The other day, I discussed Senator John McCain and why I respect him — and why I can’t vote for him. As the primary here in New Hampshire draws closer, I find myself thinking more and more about matters, and wondering just how my subconscious judges candidates. And one of them has bubbled to the forefront: a record of accomplishments.
Looking at the Republican side, two men stand out in that category: Rudy Giuliani and Mitt Romney.
In 1987, Peter David wrote “Knight Life,” a fun little book about King Arthur coming back and running for mayor of New York City. One of the running gags was that Arthur Penn (as he was known) ran as an independent against the nigh-unbeatable Democratic incumbent; the Republican nominee was so unremarkable that no one could even remember his name. (As I recall, David named him after one of his comic-book-writing colleagues.) The notion of a Republican mayor of New York City was an absolute joke.
Until Rudy Giuliani came along. The guy had been a hell of a good prosecutor in the US attorney’s office, and then ran for mayor — and lost. Four years later, he came back and ran again, and shocked a hell of a lot of people by winning. And during his two terms, he did pretty much what he promised to do: he cleaned up New York City. Crime went down, the general quality of life improved, Times Square changed from a porno mecca to a family-friendly plaza (OK, I’m not entirely thrilled about THAT one, but he said he’d do it and he did), and in general he made the city a hell of a lot better than how he found it.
And that’s not even mentioning 9/11, which everyone else does anyway.
Mitt Romney came from business. He was a vice-president at Bain & Company, then left them to head up their spin-off, Bain Capital. While he ran it, it made stupendous profits — according to Wikipedia, its average annual rate of return was 113%. Then, when Bain & Company was on the verge of collapse, he was asked to return — and brought them back to prosperity.
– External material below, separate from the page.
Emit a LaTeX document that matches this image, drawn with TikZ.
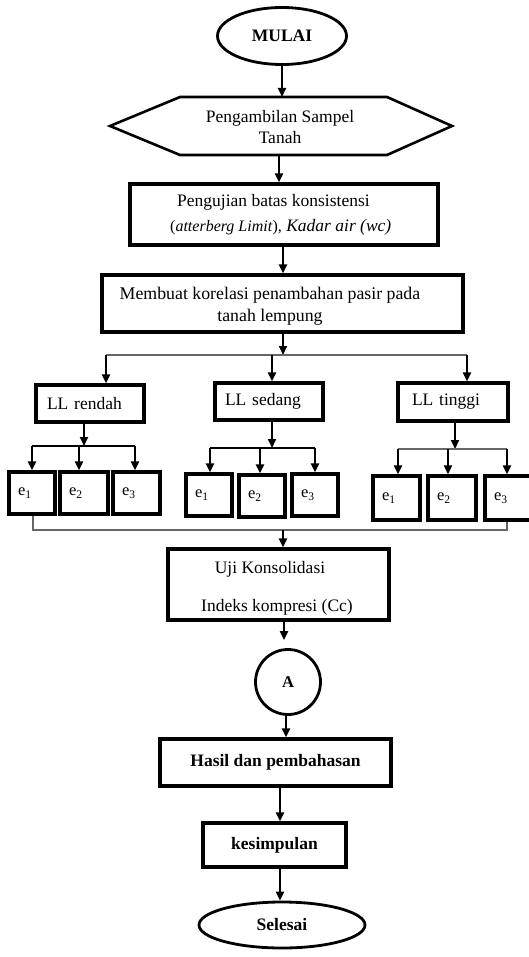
\documentclass[tikz,border=0pt]{standalone}
\usepackage{fontspec}
\setmainfont{Liberation Serif}
\usetikzlibrary{arrows.meta,shapes.geometric}
\begin{document}
\begin{tikzpicture}[x=1pt,y=-1pt,
  box/.style={draw,line width=3.2pt,rectangle,inner sep=0pt},
  ebox/.style={box,font=\fontsize{16.5}{18}\selectfont,align=left},
  arr/.style={line width=2pt,-{Triangle[length=9pt,width=8pt]}},
  ln/.style={line width=1.3pt,draw=black!60},
  txt/.style={font=\fontsize{17.5}{21}\selectfont,inner sep=0pt}]
\useasboundingbox (0,0) rectangle (528,957);
% start
\node[ellipse,draw,line width=2.8pt,minimum width=129,minimum height=57,inner sep=0pt,font=\bfseries\fontsize{17.5}{20}\selectfont] (mulai) at (282,36) {MULAI};
% hexagon
\draw[line width=2.6pt,line join=miter] (110,126) -- (180,97) -- (387,97) -- (452,126) -- (387,155) -- (180,155) -- cycle;
\coordinate (hexT) at (282,97);
\coordinate (hexB) at (279,155);
\node[txt,align=center] (hextxt) at (280,127) {Pengambilan Sampel\\[0pt]Tanah};
% box 1
\node[box,minimum width=308,minimum height=61] (b1) at (284,214.5) {};
\node[txt,anchor=west] (b1a) at (177,202) {Pengujian batas konsistensi};
\node[txt,anchor=west] (b1b) at (170,227) {{\fontsize{16}{18}\selectfont(\textit{atterberg Limit}),} \textit{Kadar air (wc)}};
% box 2
\node[box,minimum width=361,minimum height=57] (b2) at (282.5,303.5) {};
\node[txt,align=center,font=\fontsize{17.8}{22}\selectfont] (b2t) at (270,306) {Membuat korelasi penambahan pasir pada\\tanah lempung};
% LL boxes
\node[box,minimum width=108,minimum height=37,text width=86,align=left,font=\fontsize{17.5}{20}\selectfont] (llr) at (90,403.5) {LL rendah};
\node[box,minimum width=108,minimum height=37,text width=88,align=left,font=\fontsize{17.5}{20}\selectfont] (lls) at (269,401.5) {LL sedang};
\node[box,minimum width=110,minimum height=38,text width=82,align=left,font=\fontsize{17.5}{20}\selectfont] (llt) at (453,402) {LL tinggi};
% e boxes
\node[ebox,minimum width=46,minimum height=42,text width=28] (er1) at (32,493) {e\textsubscript{1}};
\node[ebox,minimum width=48,minimum height=42,text width=30] (er2) at (84,493) {e\textsubscript{2}};
\node[ebox,minimum width=47,minimum height=42,text width=29] (er3) at (136.5,493) {e\textsubscript{3}};
\node[ebox,minimum width=46,minimum height=42,text width=28] (es1) at (209,495) {e\textsubscript{1}};
\node[ebox,minimum width=46,minimum height=42,text width=28] (es2) at (262,496) {e\textsubscript{2}};
\node[ebox,minimum width=46,minimum height=42,text width=28] (es3) at (315,495) {e\textsubscript{3}};
\node[ebox,minimum width=47,minimum height=44,text width=29] (et1) at (396.5,498) {e\textsubscript{1}};
\node[ebox,minimum width=48,minimum height=44,text width=30] (et2) at (452,498) {e\textsubscript{2}};
\node[ebox,minimum width=48,minimum height=44,text width=30] (et3) at (509,498) {e\textsubscript{3}};
% uji
\node[box,minimum width=221,minimum height=71] (uji) at (278.5,584.5) {};
\node[txt] (uji1) at (270,569) {Uji Konsolidasi};
\node[txt] (uji2) at (277,607) {Indeks kompresi (Cc)};
% connector A
\node[circle,draw,line width=2.8pt,minimum size=65,inner sep=0pt,font=\bfseries\fontsize{16.5}{18}\selectfont] (A) at (288,682) {A};
% hasil
\node[box,minimum width=231,minimum height=47,font=\bfseries\fontsize{17.5}{20}\selectfont] (hasil) at (275.5,762.5) {Hasil dan pembahasan};
\node[box,minimum width=143,minimum height=44,font=\bfseries\fontsize{17.5}{20}\selectfont] (kes) at (274.5,845) {kesimpulan};
\node[ellipse,draw,line width=2.8pt,minimum width=166,minimum height=46,inner sep=0pt,font=\bfseries\fontsize{17.5}{20}\selectfont] (selesai) at (282,925) {Selesai};
% connectors top
\draw[arr] (mulai.south) -- (hexT);
\draw[arr] (hexB) -- (hexB |- b1.north);
\coordinate (c1) at (283,245);
\draw[arr] (c1) -- (c1 |- b2.north);
% split to LL
\coordinate (sp) at (283,355);
\coordinate (spL) at (106,355);
\coordinate (spM) at (272,355);
\coordinate (spR) at (467,355);
\draw[arr] (b2.south -| sp) -- (sp);
\draw[ln] (spL) -- (spR);
\draw[arr] (spL) -- (spL |- llr.north);
\draw[arr] (spM) -- (spM |- lls.north);
\draw[arr] (spR) -- (spR |- llt.north);
% rendah
\coordinate (rS) at (84,446);
\coordinate (rL) at (32,446);
\coordinate (rM) at (79,446);
\coordinate (rR) at (135,446);
\draw[arr] (rS |- llr.south) -- (rS);
\draw[line width=1.4pt] (rL) -- (rR);
\draw[arr] (rL) -- (rL |- er1.north);
\draw[arr] (rM) -- (rM |- er2.north);
\draw[arr] (rR) -- (rR |- er3.north);
% sedang
\coordinate (sS) at (272,448);
\coordinate (sL) at (210,448);
\coordinate (sM) at (260,448);
\coordinate (sR) at (315,448);
\draw[arr] (sS |- lls.south) -- (sS);
\draw[line width=1.4pt] (sL) -- (sR);
\draw[arr] (sL) -- (sL |- es1.north);
\draw[arr] (sM) -- (sM |- es2.north);
\draw[arr] (sR) -- (sR |- es3.north);
% tinggi
\coordinate (tS) at (455,449);
\coordinate (tL) at (398,449);
\coordinate (tM) at (448,449);
\coordinate (tR) at (507,449);
\draw[arr] (tS |- llt.south) -- (tS);
\draw[ln,line width=1.2pt] (tL) -- (tR);
\draw[arr] (tL) -- (tL |- et1.north);
\draw[arr] (tM) -- (tM |- et2.north);
\draw[arr] (tR) -- (tR |- et3.north);
% collector
\coordinate (cL) at (33,530);
\coordinate (cR) at (507,530);
\coordinate (cM) at (283,530);
\draw[ln] (cL |- er1.south) -- (cL) -- (cR) -- (cR |- et3.south);
\draw[arr] (cM) -- (cM |- uji.north);
% lower chain
\coordinate (d1) at (284,620);
\coordinate (d2) at (286,715);
\coordinate (d3) at (280,786);
\coordinate (d4) at (280,867);
\draw[arr,shorten >=8pt] (d1) -- (d1 |- A.north);
\draw[arr] (d2) -- (d2 |- hasil.north);
\draw[arr] (d3) -- (d3 |- kes.north);
\draw[arr] (d4) -- (d4 |- selesai.north);
\end{tikzpicture}
\end{document}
Later, the 2002 Winter Olympics in Salt Lake City were in serious trouble. The hosts used the “Mormon Old Boy Network” to get Romney to take it over, hoping to at least get through the games without losing their shirts. Romney flew in and started cracking the whip — and in the end, the games were very successful and the city ended up making a tidy profit. Romney turned a $379 million shortfall into a $100 million profit, and the games themselves are considered among the better Olympiads.
Then Romney ran for governor of Massachusetts. Yes, he did some things I think were pretty wretched (the state-mandated health insurance plan among them), but overall he did remarkably well considering that he never had anything close to a majority in either House of the Legislature — and in the second half of his term, had about 15% of each House. That he got elected in the first place, that the state didn’t go utterly bankrupt in that time, and that he could probably have been re-elected had he run again speaks volumes.
I have to give some credit to Fred Thompson, too. To be both a Republican and a successful Hollywood actor (albeit not a major star) is a rare thing indeed. The guy has had several very competitive, high-profile careers and done well in all of them — lawyer, Senator, and actor. I don’t know how well that would translate into presidential success, but we’ve done worse.
On the Democratic side, the front-runners just don’t have any real successes they can point to. Hillary Clinton spent eight years as First Lady to a president who seemed to forget that he was married, then shopped for an open Senate seat to bide her time until she could run for president. Prior to that, she was a lawyer in a politically-connected law firm while her husband was governor. I’ve tried to find any accomplishments of hers that are not tied — directly or indirectly — to Bill, and the only one that really comes to mind is her staff work on the Watergate impeachment committee.
Barack Obama, as I’ve said, comes across as an “empty suit.” A first-term Senator, he’d prior been a legislator in Illinois, with some rather awkward (but well-concealed) ties to some of the more corrupt figures there. So far, the most memorable statement of substance he’s made was when he first said that he was willing to invade Pakistan to hunt down terrorists (Pakistan being a nuclear power), then the very next day he vowed to never use nuclear weapons under any circumstances. This was the geopolitical equivalent of putting a giant “kick me” sign on the back of the nation — and the boots being invited are measured in megatons.
I don’t know who I’ll vote for in New Hampshire’s primary, and I probably won’t decide until just beforeprimary day. But one thing I’ll be looking for is some indicators that the candidates who may get my vote has proven that they can actually get stuff done.